Saturday, December 3, 2011

An artist

Cora and I have been making things. Fun things. Cool things. She has an amazing hunger for arts and crafts and baking - where does she get that? *ahem*

She's at her little art table now, with paper, scissors, watercolors, google eyes, a very large bottle of glue, glitter glue, ribbon, colorful duct tape, foam stickers and playdough. Earlier, she cut out snowflakes. Then she made me a playdough sculpture with red duct tape and a sparkly foam heat. Before that it was a craft with fabric and fabric markers.
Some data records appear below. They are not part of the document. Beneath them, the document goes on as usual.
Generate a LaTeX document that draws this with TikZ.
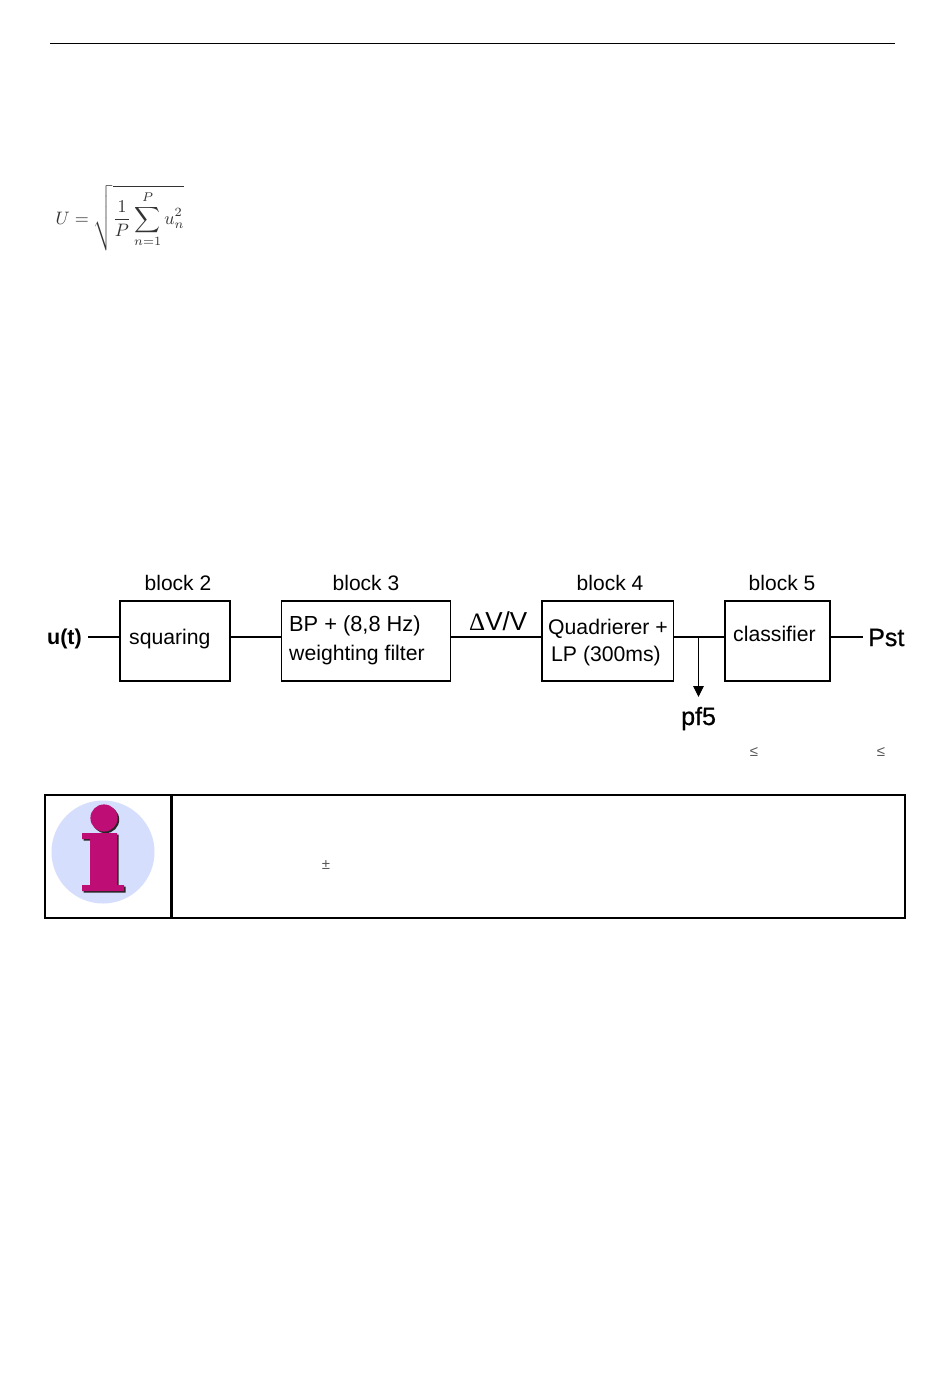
\documentclass[tikz,border=0pt]{standalone}
\usepackage{amsmath}
\usepackage{fontspec}
\setmainfont{Liberation Sans}
\newfontfamily\semibold[FakeBold=0.8]{Liberation Sans}
\newfontfamily\deltafont{Liberation Serif}
\usetikzlibrary{arrows.meta}
\definecolor{infoblue}{RGB}{214,222,253}
\definecolor{infomagenta}{RGB}{190,14,118}
\tikzset{
  blockbox/.style={draw=black,line width=1.5pt,fill=white,inner sep=0pt},
  wire/.style={draw=black,line width=2pt},
  blocklabel/.style={font=\fontsize{21}{25}\selectfont,inner sep=0pt,anchor=center},
  blocktext/.style={font=\fontsize{21.2}{25}\selectfont,inner sep=0pt,anchor=base west},
  signal/.style={font=\fontsize{25}{30}\selectfont\semibold,inner sep=0pt,anchor=base west},
  straymark/.style={font=\fontsize{15}{17}\selectfont,text=black!65,inner sep=0pt},
  frameline/.style={draw=black,line width=2pt},
  tap/.style={draw=black,line width=1pt,-{Triangle[length=11pt,width=10.5pt]}}
}
\begin{document}
\begin{tikzpicture}[x=1pt,y=-1pt]
\useasboundingbox[fill=white] (0,0) rectangle (950,1398);
% head rule
\coordinate (ruleL) at (50,43);
\coordinate (ruleR) at (895,43);
\draw[black,line width=1pt] (ruleL) -- (ruleR);
% formula
\node[scale=1.8,inner sep=0pt,text=black!80] (formula) at (120,218)
  {$U=\sqrt{\dfrac{1}{P}\displaystyle\sum_{n=1}^{P}u_n^2}$};
% blocks
\node[blockbox,minimum width=110pt,minimum height=80pt] (b2) at (175,641) {};
\node[blockbox,minimum width=169pt,minimum height=80pt] (b3) at (365.8,641) {};
\node[blockbox,minimum width=131.5pt,minimum height=80pt] (b4) at (607.5,641) {};
\node[blockbox,minimum width=105pt,minimum height=80pt] (b5) at (777.7,641) {};
% block titles
\node[blocklabel] (t2) at (178,583) {block 2};
\node[blocklabel] (t3) at (366,583) {block 3};
\node[blocklabel] (t4) at (610,583) {block 4};
\node[blocklabel] (t5) at (782,583) {block 5};
% block texts
\node[blocktext] (s2) at (129,644) {squaring};
\node[blocktext,font=\fontsize{21.8}{25}\selectfont] (s3a) at (289,631) {BP + (8,8 Hz)};
\node[blocktext] (s3b) at (289,660) {weighting filter};
\node[blocktext] (s4a) at (548,634.5) {Quadrierer +};
\node[blocktext] (s4b) at (551,661) {LP (300ms)};
\node[blocktext] (s5) at (733,641) {classifier};
% signals
\node[font=\fontsize{21.5}{26}\selectfont\bfseries,inner sep=0pt,anchor=base west] (ut) at (47,644) {u(t)};
\node[signal] (pst) at (868,646) {Pst};
\node[signal] (pf) at (681,725) {pf5};
\node[font=\fontsize{26}{30}\selectfont,inner sep=0pt,anchor=base west] (dv) at (469,630.5)
  {{\deltafont\fontsize{25}{26}\selectfont Δ}V/V};
% connectors
\coordinate (utR) at (88,637);
\coordinate (pstL) at (863,637);
\coordinate (tee) at (698.5,637);
\coordinate (tapEnd) at (698.5,697);
\draw[wire] (utR) -- (b2.west |- utR);
\draw[wire] (b2.east |- utR) -- (b3.west |- utR);
\draw[wire] (b3.east |- utR) -- (b4.west |- utR);
\draw[wire] (b4.east |- utR) -- (b5.west |- utR);
\draw[wire] (b5.east |- utR) -- (pstL);
\draw[tap] (tee) -- (tapEnd);
% stray symbols
\node[straymark] (le1) at (754,751.5) {≤};
\node[straymark] (le2) at (881,751.5) {≤};
\node[straymark] (pm) at (326,865.5) {±};
% info frame
\draw[frameline] (45,794.5) rectangle (905,917.5);
\draw[draw=black,line width=3pt] (171.5,794.5) -- (171.5,917.5);
% info icon
\fill[infoblue] (103,852) circle (51.5);
\begin{scope}[shift={(1.6,1.6)},black!85]
  \fill (104,818) circle (13.6);
  \fill (82,833) -- (117,833) -- (117,885) -- (124,885) -- (124,891) -- (82,891) -- (82,885) -- (90,885) -- (90,839) -- (82,839) -- cycle;
\end{scope}
\fill[infomagenta] (104,818) circle (13.6);
\fill[infomagenta] (82,833) -- (117,833) -- (117,885) -- (124,885) -- (124,891) -- (82,891) -- (82,885) -- (90,885) -- (90,839) -- (82,839) -- cycle;
\end{tikzpicture}
\end{document}
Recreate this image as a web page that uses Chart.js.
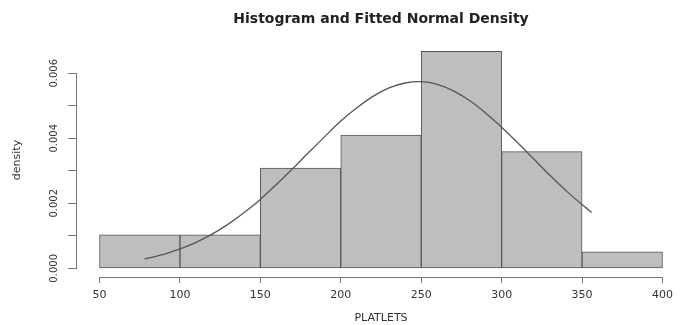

She's standing up, mostly, only sitting down for certain parts of her work. She found last year's one-piece pajamas and they barely fit her, but she is wearing them. Purple with silver flowers. A t-shirt underneath. A ponytail leftover from ballet this morning. She does something on her page - paints something or glues on a google eye or rubs some glitter glue over something - pauses and looks at what she's done, then surveys her table to see what else she has to work with. She makes a decision about what comes next. She works slowly and intently. She knows exactly what she is doing.

I do not have anywhere near enough craft supplies for this girl. We have a pink crate that we keep everything in, and she can easily deplete it in a weekend. I love this of course, but also am still figuring out what to do with it all, how long to keep creations for, which craft supplies are worth keeping a larger stash of, and most of all what I might do to a) find more space for her supplies and b) find a way to keep up with her supply consumption!

But I love seeing her serious face as she does her art, as she puts it. The way she is clearly thinking about the aesthetics of her creation, considering options, pursuing an inner vision. She gets frustrated sometimes when the finished product doesn't match that inner vision - haven't we all be there before? We talk a lot about frustration being a part of the process, a part of being an artist, something that you learn from and use to spur yourself on, not something to spend time feeling bad about or saying mean things to yourself about.

She says she wants to be an artist. I say she already is one.